Mirror Ball Little Planet

The Ugly

Nonremovable 8GB storage. Terrible disappointment here. Tear-downs reveal an 8GB Transcend micro-SD card buried deep inside the unit that you can replace if you feel handy with a screwdriver and careless with your warranty (tutorial; not recommended). Why, Ricoh? And if it’s going to be non-expandable, and there’s only one model, why not spend the extra pennies to make it larger?! Especially for a device at this price-point.

Both the Samsung and R105 have micro-SD slots that are customer accessible because that’s how it should be.

HD Video is limited to 1080p. I didn’t think much of that, but viewing equirectangular imagery requires zooming in on small segments of it: resolution is more important than I realized. I don’t do much video work, so this isn’t a deal-breaker for me. The Gear shoots in 4K, but it is also a year newer.

The Verdict

Taken with the HDR Rendering mode enabled. It did very well with the harsh shadows, but any movement in the scene causes harsh artifacts like the cars driving on the road.

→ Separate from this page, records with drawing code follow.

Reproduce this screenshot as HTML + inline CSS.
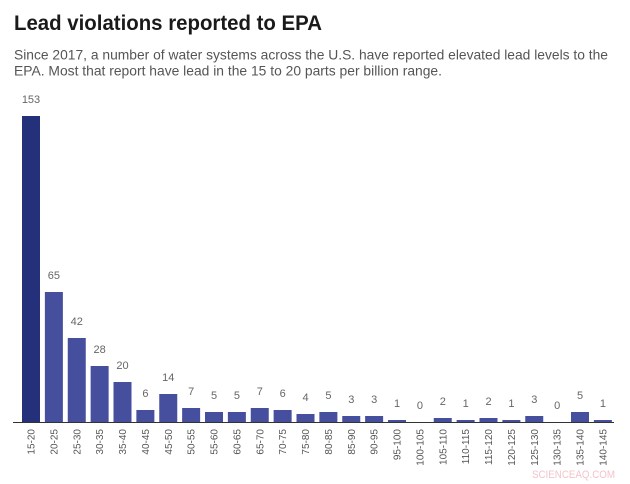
<!DOCTYPE html>
<html>
<head>
<meta charset="utf-8">
<style>
html,body{margin:0;padding:0;background:#fff;}
svg{display:block;}
</style>
</head>
<body>
<svg width="630" height="484" viewBox="0 0 630 484" xmlns="http://www.w3.org/2000/svg" font-family="'Liberation Sans', Arial, sans-serif">
<rect width="630" height="484" fill="#fff"/>
<text x="14" y="30" font-size="21" font-weight="bold" fill="#1a1a1a" textLength="308" lengthAdjust="spacingAndGlyphs">Lead violations reported to EPA</text>
<text x="14" y="59.5" font-size="14" fill="#555" textLength="594" lengthAdjust="spacingAndGlyphs">Since 2017, a number of water systems across the U.S. have reported elevated lead levels to the</text>
<text x="14" y="75.5" font-size="14" fill="#555" textLength="428" lengthAdjust="spacingAndGlyphs">EPA. Most that report have lead in the 15 to 20 parts per billion range.</text>

<g id="bars"></g>
<line x1="13" y1="422.5" x2="614" y2="422.5" stroke="#333" stroke-width="1"/>

<g font-size="11" fill="#666" text-anchor="middle">
<text x="31" y="103">153</text>
<text x="53.875" y="279">65</text>
<text x="76.75" y="325">42</text>
<text x="99.625" y="353">28</text>
<text x="122.5" y="369">20</text>
<text x="145.375" y="397">6</text>
<text x="168.25" y="381">14</text>
<text x="191.125" y="395">7</text>
<text x="214" y="399">5</text>
<text x="236.875" y="399">5</text>
<text x="259.75" y="395">7</text>
<text x="282.625" y="397">6</text>
<text x="305.5" y="401">4</text>
<text x="328.375" y="399">5</text>
<text x="351.25" y="403">3</text>
<text x="374.125" y="403">3</text>
<text x="397" y="407">1</text>
<text x="419.875" y="409">0</text>
<text x="442.75" y="405">2</text>
<text x="465.625" y="407">1</text>
<text x="488.5" y="405">2</text>
<text x="511.375" y="407">1</text>
<text x="534.25" y="403">3</text>
<text x="557.125" y="409">0</text>
<text x="580" y="399">5</text>
<text x="602.875" y="407">1</text>
</g>

<g>
<rect x="22" y="116" width="18" height="306" fill="#24317a"/>
<rect x="44.875" y="292" width="18" height="130" fill="#464e9e"/>
<rect x="67.75" y="338" width="18" height="84" fill="#464e9e"/>
<rect x="90.625" y="366" width="18" height="56" fill="#464e9e"/>
<rect x="113.5" y="382" width="18" height="40" fill="#464e9e"/>
<rect x="136.375" y="410" width="18" height="12" fill="#464e9e"/>
<rect x="159.25" y="394" width="18" height="28" fill="#464e9e"/>
<rect x="182.125" y="408" width="18" height="14" fill="#464e9e"/>
<rect x="205" y="412" width="18" height="10" fill="#464e9e"/>
<rect x="227.875" y="412" width="18" height="10" fill="#464e9e"/>
<rect x="250.75" y="408" width="18" height="14" fill="#464e9e"/>
<rect x="273.625" y="410" width="18" height="12" fill="#464e9e"/>
<rect x="296.5" y="414" width="18" height="8" fill="#464e9e"/>
<rect x="319.375" y="412" width="18" height="10" fill="#464e9e"/>
<rect x="342.25" y="416" width="18" height="6" fill="#464e9e"/>
<rect x="365.125" y="416" width="18" height="6" fill="#464e9e"/>
<rect x="388" y="420" width="18" height="2" fill="#464e9e"/>
<rect x="433.75" y="418" width="18" height="4" fill="#464e9e"/>
<rect x="456.625" y="420" width="18" height="2" fill="#464e9e"/>
<rect x="479.5" y="418" width="18" height="4" fill="#464e9e"/>
<rect x="502.375" y="420" width="18" height="2" fill="#464e9e"/>
<rect x="525.25" y="416" width="18" height="6" fill="#464e9e"/>
<rect x="571" y="412" width="18" height="10" fill="#464e9e"/>
<rect x="593.875" y="420" width="18" height="2" fill="#464e9e"/>
</g>

<g font-size="10" fill="#555" text-anchor="end">
<text transform="translate(31,429) rotate(-90)" dy="0.35em">15-20</text>
<text transform="translate(53.875,429) rotate(-90)" dy="0.35em">20-25</text>
<text transform="translate(76.75,429) rotate(-90)" dy="0.35em">25-30</text>
<text transform="translate(99.625,429) rotate(-90)" dy="0.35em">30-35</text>
<text transform="translate(122.5,429) rotate(-90)" dy="0.35em">35-40</text>
<text transform="translate(145.375,429) rotate(-90)" dy="0.35em">40-45</text>
<text transform="translate(168.25,429) rotate(-90)" dy="0.35em">45-50</text>
<text transform="translate(191.125,429) rotate(-90)" dy="0.35em">50-55</text>
<text transform="translate(214,429) rotate(-90)" dy="0.35em">55-60</text>
<text transform="translate(236.875,429) rotate(-90)" dy="0.35em">60-65</text>
<text transform="translate(259.75,429) rotate(-90)" dy="0.35em">65-70</text>
<text transform="translate(282.625,429) rotate(-90)" dy="0.35em">70-75</text>
<text transform="translate(305.5,429) rotate(-90)" dy="0.35em">75-80</text>
<text transform="translate(328.375,429) rotate(-90)" dy="0.35em">80-85</text>
<text transform="translate(351.25,429) rotate(-90)" dy="0.35em">85-90</text>
<text transform="translate(374.125,429) rotate(-90)" dy="0.35em">90-95</text>
<text transform="translate(397,429) rotate(-90)" dy="0.35em">95-100</text>
<text transform="translate(419.875,429) rotate(-90)" dy="0.35em">100-105</text>
<text transform="translate(442.75,429) rotate(-90)" dy="0.35em">105-110</text>
<text transform="translate(465.625,429) rotate(-90)" dy="0.35em">110-115</text>
<text transform="translate(488.5,429) rotate(-90)" dy="0.35em">115-120</text>
<text transform="translate(511.375,429) rotate(-90)" dy="0.35em">120-125</text>
<text transform="translate(534.25,429) rotate(-90)" dy="0.35em">125-130</text>
<text transform="translate(557.125,429) rotate(-90)" dy="0.35em">130-135</text>
<text transform="translate(580,429) rotate(-90)" dy="0.35em">135-140</text>
<text transform="translate(602.875,429) rotate(-90)" dy="0.35em">140-145</text>
</g>

<text x="532" y="478" font-size="11" fill="#f3c4ca" textLength="83" lengthAdjust="spacingAndGlyphs">SCIENCEAQ.COM</text>
</svg>
</body>
</html>
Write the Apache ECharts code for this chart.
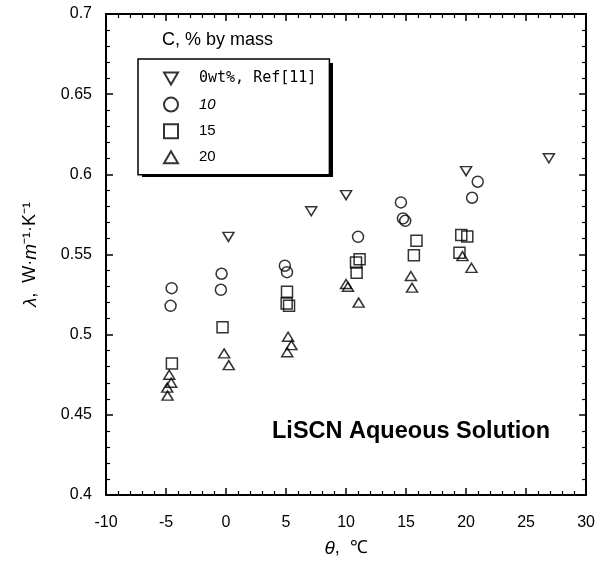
<!DOCTYPE html>
<html>
<head>
<meta charset="utf-8">
<script src="https://cdn.jsdelivr.net/npm/echarts@6/dist/echarts.min.js"></script>
<style>html,body{margin:0;padding:0;background:#fff}#c{width:598px;height:573px}</style>
</head>
<body>
<div id="c"></div>
<script>
// Data (theta in °C, lambda in W·m^-1·K^-1)
var seriesNames = ['0wt%, Ref[11]', '10', '15', '20'];
var s0 = [[0.2, 0.561], [7.1, 0.577], [10.0, 0.587], [20.0, 0.602], [26.9, 0.610]];
var s10 = [[-4.53, 0.529], [-4.62, 0.518], [-0.37, 0.538], [-0.43, 0.528], [4.9, 0.543], [5.08, 0.539],
           [11.0, 0.561], [14.57, 0.5825], [14.74, 0.5725], [14.93, 0.571], [20.5, 0.5854], [20.97, 0.5954]];
var s15 = [[-4.51, 0.482], [-0.29, 0.5046], [5.08, 0.5268], [5.05, 0.5195], [5.25, 0.518],
           [10.83, 0.545], [11.13, 0.547], [10.88, 0.5386], [15.87, 0.5586], [15.65, 0.5495],
           [19.6, 0.5621], [20.1, 0.5613], [19.45, 0.5511]];
var s20 = [[-4.73, 0.475], [-4.57, 0.470], [-4.9, 0.467], [-4.87, 0.462], [-0.16, 0.4883], [0.23, 0.481],
           [5.17, 0.4987], [5.45, 0.4935], [5.1, 0.489], [10.0, 0.5316], [10.16, 0.5299], [11.05, 0.520],
           [15.4, 0.5366], [15.5, 0.5293], [19.7, 0.549], [20.45, 0.5417]];
var xMin = -10, xMax = 30, xStep = 5;
var yMin = 0.4, yMax = 0.7, yStep = 0.05;

var chart = echarts.init(document.getElementById('c'), null, {renderer: 'canvas'});
var font = '"Liberation Sans", Arial, sans-serif';
var downTri = 'path://M0,0 L10,0 L5,8.66 Z';
var upTri = 'path://M5,0 L10,8.66 L0,8.66 Z';
function mk(name, data, symbol, size) {
  return {
    name: name, type: 'scatter', data: data, symbol: symbol, symbolSize: size,
    itemStyle: {color: 'rgba(255,255,255,0)', borderColor: '#000', borderWidth: 1.5},
    emphasis: {disabled: true}
  };
}
function axisCommon(show) {
  return {
    axisLine: {show: true, onZero: false, lineStyle: {color: '#000', width: 2}},
    axisTick: {show: true, inside: true, length: 7, lineStyle: {color: '#000', width: 1.5}},
    minorTick: {show: true, splitNumber: 5, length: 4, lineStyle: {color: '#000', width: 1.2}},
    splitLine: {show: false},
    axisLabel: {show: show, color: '#000', fontFamily: font, fontSize: 16}
  };
}
var xb = Object.assign({type: 'value', min: xMin, max: xMax, interval: xStep, position: 'bottom',
  name: '{i|θ}{n|,  ℃}', nameLocation: 'middle', nameGap: 44,
  nameTextStyle: {rich: {i: {fontFamily: font, fontStyle: 'italic', fontSize: 19, color: '#000'},
                         n: {fontFamily: font, fontSize: 18, color: '#000'}}}}, axisCommon(true));
xb.axisLabel.margin = 20;
var xt = Object.assign({type: 'value', min: xMin, max: xMax, interval: xStep, position: 'top'}, axisCommon(false));
var yl = Object.assign({type: 'value', min: yMin, max: yMax, interval: yStep, position: 'left',
  name: '{i|λ}{n|,  W·}{i|m}{n|⁻¹·K⁻¹}', nameLocation: 'middle', nameGap: 66, nameRotate: 90,
  nameTextStyle: {rich: {i: {fontFamily: font, fontStyle: 'italic', fontSize: 19, color: '#000'},
                         n: {fontFamily: font, fontSize: 18, color: '#000'}}}}, axisCommon(true));
yl.axisLabel.margin = 14;
var yr = Object.assign({type: 'value', min: yMin, max: yMax, interval: yStep, position: 'right'}, axisCommon(false));

chart.setOption({
  animation: false,
  grid: {left: 106, right: 11, top: 14, bottom: 78},
  xAxis: [xb, xt],
  yAxis: [yl, yr],
  legend: {
    orient: 'vertical', left: 138, top: 59, z: 10,
    padding: [12, 13, 10, 25], itemGap: 10.6, itemWidth: 14, itemHeight: 14,
    backgroundColor: '#fff', borderColor: '#000', borderWidth: 1.5,
    selectedMode: false,
    textStyle: {color: '#000', fontFamily: font, fontSize: 15, padding: [0, 0, 0, 16]},
    data: [
      {name: seriesNames[0], textStyle: {fontFamily: '"DejaVu Sans Mono", monospace', fontSize: 15}},
      {name: seriesNames[1], textStyle: {fontStyle: 'italic'}},
      {name: seriesNames[2]},
      {name: seriesNames[3]}
    ]
  },
  graphic: [
    {type: 'rect', left: 142, top: 63, z: 1, shape: {width: 191, height: 114}, style: {fill: '#000'}},
    {type: 'text', left: 162, top: 31, style: {text: 'C, % by mass', fill: '#000', font: '18px ' + font}},
    {type: 'text', left: 272, top: 420, style: {text: 'LiSCN Aqueous Solution', fill: '#000', font: 'bold 23.5px ' + font}}
  ],
  series: [
    mk(seriesNames[0], s0, downTri, [11, 9]),
    mk(seriesNames[1], s10, 'circle', 11),
    mk(seriesNames[2], s15, 'rect', 11),
    mk(seriesNames[3], s20, upTri, [11, 9])
  ]
});
</script>
</body>
</html>
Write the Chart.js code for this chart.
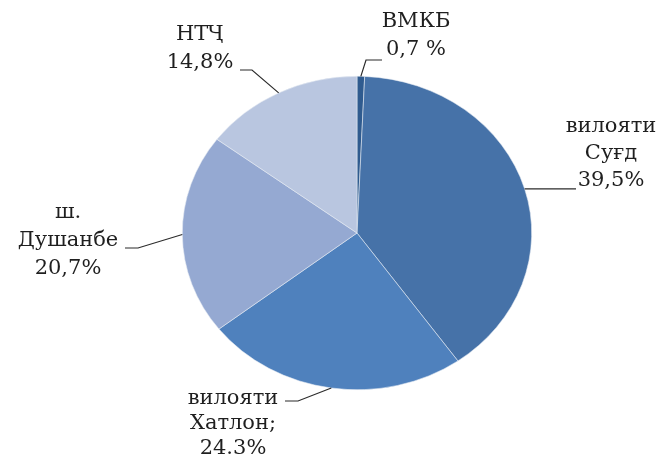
<!DOCTYPE html>
<html>
<head>
<meta charset="utf-8">
<script src="https://cdn.jsdelivr.net/npm/chart.js@4/dist/chart.umd.min.js"></script>
<style>
  html, body { margin: 0; padding: 0; background: #fff; overflow: hidden; }
</style>
</head>
<body>
<canvas id="pieChart" width="659" height="459"></canvas>
<script>
// Data
const categories = ['ВМКБ', 'вилояти Суғд', 'вилояти Хатлон', 'ш. Душанбе', 'НТҶ'];
const shares = [0.7, 39.5, 24.3, 20.7, 14.8];
const labelTexts = [
    ['ВМКБ', '0,7 %'],
    ['вилояти', 'Суғд', '39,5%'],
    ['вилояти', 'Хатлон;', '24.3%'],
    ['ш.', 'Душанбе', '20,7%'],
    ['НТҶ', '14,8%']
];
const sliceColors = ['#2f5b8f', '#4672a8', '#4f81bd', '#95a9d2', '#b9c6e0'];

// The pie is drawn slightly flattened (tilted look)
const flatten = 157 / 175;

// Label layout: elbow point, line end, text centre, first line y, line gap
const labelLayout = [
    { elbow: [366, 60], end: [382, 60], tx: 416, ty: 22, gap: 28 },
    { elbow: null, end: [576, 188], tx: 611, ty: 127, gap: 27 },
    { elbow: [298, 401], end: [285, 401], tx: 233, ty: 399, gap: 25 },
    { elbow: [138, 248], end: [125, 248], tx: 68, ty: 213, gap: 28 },
    { elbow: [252, 70], end: [240, 70], tx: 200, ty: 35, gap: 28 }
];

const flattenPie = {
    id: 'flattenPie',
    beforeDatasetsDraw(chart) {
        const arc = chart.getDatasetMeta(0).data[0];
        const ctx = chart.ctx;
        ctx.save();
        ctx.translate(0, arc.y);
        ctx.scale(1, flatten);
        ctx.translate(0, -arc.y);
    },
    afterDatasetsDraw(chart) {
        chart.ctx.restore();
    }
};

const leaderLabels = {
    id: 'leaderLabels',
    afterDraw(chart) {
        const ctx = chart.ctx;
        const arcs = chart.getDatasetMeta(0).data;
        ctx.save();
        arcs.forEach((arc, i) => {
            const p = arc.getProps(['x', 'y', 'startAngle', 'endAngle', 'outerRadius'], true);
            const mid = (p.startAngle + p.endAngle) / 2;
            const sx = p.x + Math.cos(mid) * p.outerRadius;
            const sy = p.y + Math.sin(mid) * p.outerRadius * flatten;
            const lay = labelLayout[i];

            // leader line
            ctx.strokeStyle = '#2b2b2b';
            ctx.lineWidth = 1.2;
            ctx.beginPath();
            ctx.moveTo(sx, sy);
            if (lay.elbow) {
                ctx.lineTo(lay.elbow[0], lay.elbow[1]);
                ctx.lineTo(lay.end[0], lay.end[1]);
            } else {
                ctx.lineTo(lay.end[0], sy);
            }
            ctx.stroke();

            // label text
            ctx.fillStyle = '#1f1f1f';
            ctx.font = '21px "DejaVu Serif"';
            ctx.textAlign = 'center';
            ctx.textBaseline = 'middle';
            labelTexts[i].forEach((line, k) => {
                ctx.fillText(line, lay.tx, lay.ty + k * lay.gap);
            });
        });
        ctx.restore();
    }
};

new Chart(document.getElementById('pieChart').getContext('2d'), {
    type: 'pie',
    data: {
        labels: categories,
        datasets: [{
            data: shares,
            backgroundColor: sliceColors,
            borderColor: '#e6ebf3',
            borderWidth: 0.6
        }]
    },
    options: {
        responsive: false,
        animation: false,
        layout: {
            padding: { top: 58, bottom: 51, left: 182, right: 127 }
        },
        plugins: {
            legend: { display: false },
            tooltip: { enabled: false }
        }
    },
    plugins: [flattenPie, leaderLabels]
});
</script>
</body>
</html>
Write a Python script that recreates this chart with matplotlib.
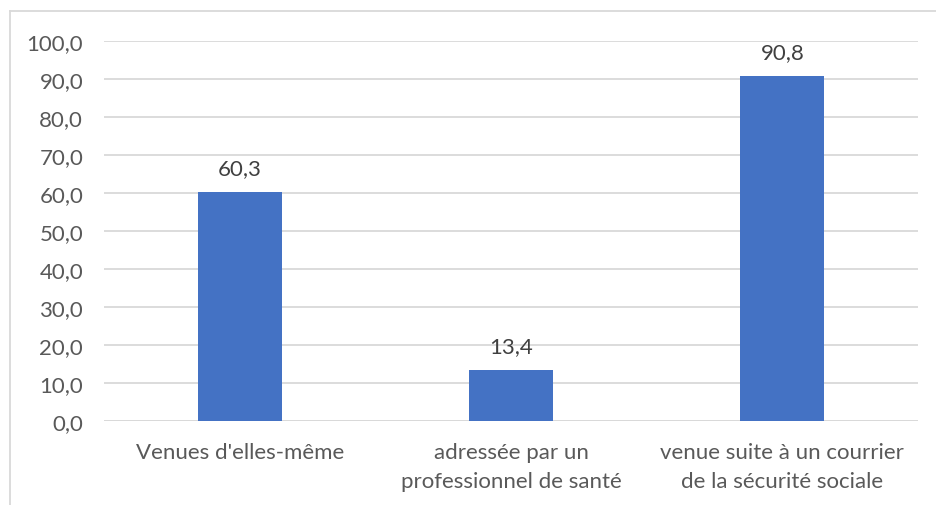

I really enjoy the Theta! It’s portable, takes reasonably high-quality images, and does better with stitching than other units I’ve used. I haven’t hit the storage limitation because I haven’t done much with video, but that would be a disappointment for videographers. Battery life hasn’t been a problem. At this point, I’m very pleased with the device, but it is at the top end of the price range and there are newer devices that cost less. The lesson here seems to be that this was a winning form factor for better stitching and portability, so look for devices that follow this geometry. Also, look for devices that offer compatibility.

As far as the format goes, I haven’t decided the best way to integrate these alongside my other photography or even embed them in websites. The solution here is an option but it suffers from large, redundant downloads and horrible performance. I’ll investigate other display options and report back.

Cheers.

It does well in very low light dive bars.


Disclaimer: I selected the Ricoh Theta S with the recommendation of a coworker at Four Kitchens, and the 4K Tech Stipend program paid for the device.